In theory, we do not need operating systems today, though computing would be much less efficient without them. For example, users of the old WordPerfect for DOS may recall that this word processing program came with its own printer drivers, and without a printer driver in the application software you could not print. Today, users of word processing packages never think about this. The operating system loads the printer drivers and makes the printer available to any application. So the first principle we can discern about operating systems is that they can make applications easier to create and run by relieving them of certain tasks.

The next characteristic of operating systems is that they control access to and allocation of resources. Imagine if your printer received print instructions from two different programs and began printing from both of them simultaneously. The resulting document would not be useful.<g> On a more fundamental level, the normal desktop computer has a single CPU that handles all operations the computer does. The operating system determines which programs will have access to the CPU and under what conditions. Similarly, the operating system controls which program can write data to a disk, or draw something on the screen.

The third characteristic of operating systems is the they create a user interface through which the user interacts with the computer. In the earliest computers, the interface consisted of things like punched cards and paper tape, created by specialized keyboard devices. Then monitors and other terminal devices were added, though input was still achieved largely through the keyboard and information was in the form of text. Doug Engelbart at Xerox’s Palo Alto Research Center (PARC) showed the way to a different interface, the Graphical User Interface, or GUI (pronounced “gooey”), in his famous demonstration in 1968 which employed a three-button mouse and a clickable bitmapped screen image. This interface became the Apple Macintosh and Microsoft Windows, to name the two best-known heirs of the PARC research effort. For more on this, take a look at the book Fumbling the Future: How Xerox Invented, Then Ignored, the First Personal Computer by Douglas Smith and Robert Alexander. It is
quite likely that future interface design will take us away from mouses and
monitors to things like voice interaction, and maybe to direct brain connections like Cyberpunk writers have hypothesized.
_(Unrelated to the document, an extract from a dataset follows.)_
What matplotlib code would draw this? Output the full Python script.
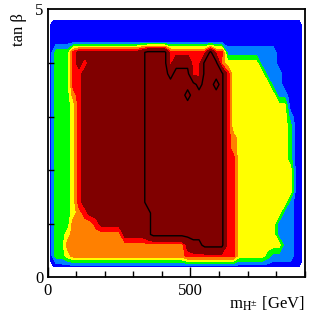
import numpy as np
import matplotlib.pyplot as plt
from matplotlib.ticker import MultipleLocator, FixedLocator

plt.rcParams['font.family'] = ['Liberation Serif', 'DejaVu Serif']
plt.rcParams['mathtext.fontset'] = 'stix'

# ---------- scan grid (bin centres) ----------
m_hpm = np.arange(10, 900, 20)                       # 45 points [GeV]
tan_beta = np.round(np.arange(0.2, 4.81, 0.2), 1)    # 24 points

# level, one string per tan beta row, bottom -> top
# (groups of 10 mass points; 1 blue .. 6 red, 7/8 dark red, 9 inside the line)
z_rows = [
    "0111111111 1111111111 1111111111 1111111111 11110",  # 0.2
    "1334555555 5555555555 5555666666 6664444432 22211",  # 0.4
    "1335555555 5555555555 5555788999 9664444444 42211",  # 0.6
    "1334555555 5557777899 9999999999 9664444444 22211",  # 0.8
    "1333555567 7777777899 9999999999 9664444444 22211",  # 1.0
    "1333456777 7777777899 9999999999 9664444444 42211",  # 1.2
    "1333467777 7777778999 9999999999 9664444444 44211",  # 1.4
    "1333467777 7777778999 9999999999 9664444444 44411",  # 1.6
    "1333467777 7777778999 9999999999 9664444444 44411",  # 1.8
    "1333467777 7777778999 9999999999 9664444444 44411",  # 2.0
    "1333467777 7777778999 9999999999 9664444444 44311",  # 2.2
    "1333467777 7777778999 9999999999 9654444444 44311",  # 2.4
    "1333467777 7777778999 9999999999 9654444444 44311",  # 2.6
    "1333467777 7777778999 9999999999 9644444444 44311",  # 2.8
    "1333467777 7777778999 9999999999 9644444444 44211",  # 3.0
    "1333467777 7777778999 9999999999 9644444444 44111",  # 3.2
    "1333567777 7777778999 9999899999 9644444444 22111",  # 3.4
    "1333667777 7777778999 9999998998 9644444442 21111",  # 3.6
    "1333667777 7777778999 9899966999 9644444422 21111",  # 3.8
    "1333676777 7777778999 9688866999 5444444222 11111",  # 4.0
    "1333677777 7777778999 9666666696 6222222222 11111",  # 4.2
    "1111111111 1111111111 1111111111 1111111111 11111",  # 4.4
    "1111111111 1111111111 1111111111 1111111111 11111",  # 4.6
    "0111111111 1111111111 1111111111 1111111111 11110",  # 4.8
]
z = np.array([[int(c) for c in row.replace(" ", "")] for row in z_rows],
             dtype=float)

levels = [0.5, 1.5, 2.5, 3.5, 4.5, 5.5, 6.5, 10]
colors = ['#0000ff', '#0080ff', '#00ff00', '#ffff00',
          '#ff8000', '#ff0000', '#800000']
limit_level = [8.5]

# ---------- plot ----------
fig = plt.figure(figsize=(3.15, 3.16), dpi=100)
ax = fig.add_axes([0.1514, 0.1225, 0.8159, 0.8475])

ax.contourf(m_hpm, tan_beta, z, levels=levels, colors=colors)
ax.contour(m_hpm, tan_beta, z, levels=limit_level, colors='black',
           linewidths=1.0)

ax.set_xlim(0, 900)
ax.set_ylim(0, 5)

ax.xaxis.set_major_locator(FixedLocator([0, 500]))
ax.xaxis.set_minor_locator(MultipleLocator(100))
ax.yaxis.set_major_locator(FixedLocator([0, 5]))
ax.yaxis.set_minor_locator(MultipleLocator(1))

ax.tick_params(which='both', direction='in', top=False, right=False,
               labelsize=12, width=1.0)
ax.tick_params(axis='x', which='major', length=7, pad=4)
ax.tick_params(axis='x', which='minor', length=4)
ax.tick_params(axis='y', which='major', length=0, pad=3)
ax.tick_params(axis='y', which='minor', length=4)

for s in ax.spines.values():
    s.set_linewidth(1.3)

ax.set_xlabel(r"m$_{\mathrm{H}^{\pm}}$ [GeV]", fontsize=12, loc='right',
              labelpad=-3)
ax.set_ylabel("tan β", fontsize=12, loc='top')
ax.yaxis.set_label_coords(-0.08, 0.985)

fig.savefig("out.png", dpi=100)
For a fascinating discussion of interfaces and related matters,
I recommend reading the article by Neal Stephenson called In
the Beginning was the Command Line

DOS as an Operating System

Microsoft’s DOS is an example one kind of operating system, a fairly simple one, which first appeared in 1981 on the IBM PC. The interface was what we call a command line interface, meaning that there was no mouse, no menus, or any graphical components. Text commands were entered from the keyboard, and the computer’s response appeared as text on the monitor. DOS controlled some aspects of the computer hardware, particularly disk access and basic CPU operations, but it was still common to need to configure the video display, sound card, printer, etc. for each application that would use them. DOS was a single-tasking operating system, which meant that only one program could be run at a time.

So in many respects DOS was a primitive OS. It was based on previous
systems, of course, and echoes of UNIX and CP/M can be seen in it. But if you read Stephenson’s article above, you will realize that it had hidden power, as well, because you could interact more directly with the components of the computer than you can with some more modern operating systems. It is this power that makes it valuable to know DOS today. The majority of computer users today use graphical systems, but users of Windows, for instance, have the ability to interact with the computer through DOS (or in the case of NT, with a DOS-analogue) to do things which are difficult or impossible to accomplish through the graphical interface. For this reason, familiarity with DOS is still considered essential for anyone supporting Intel-based machines running Windows.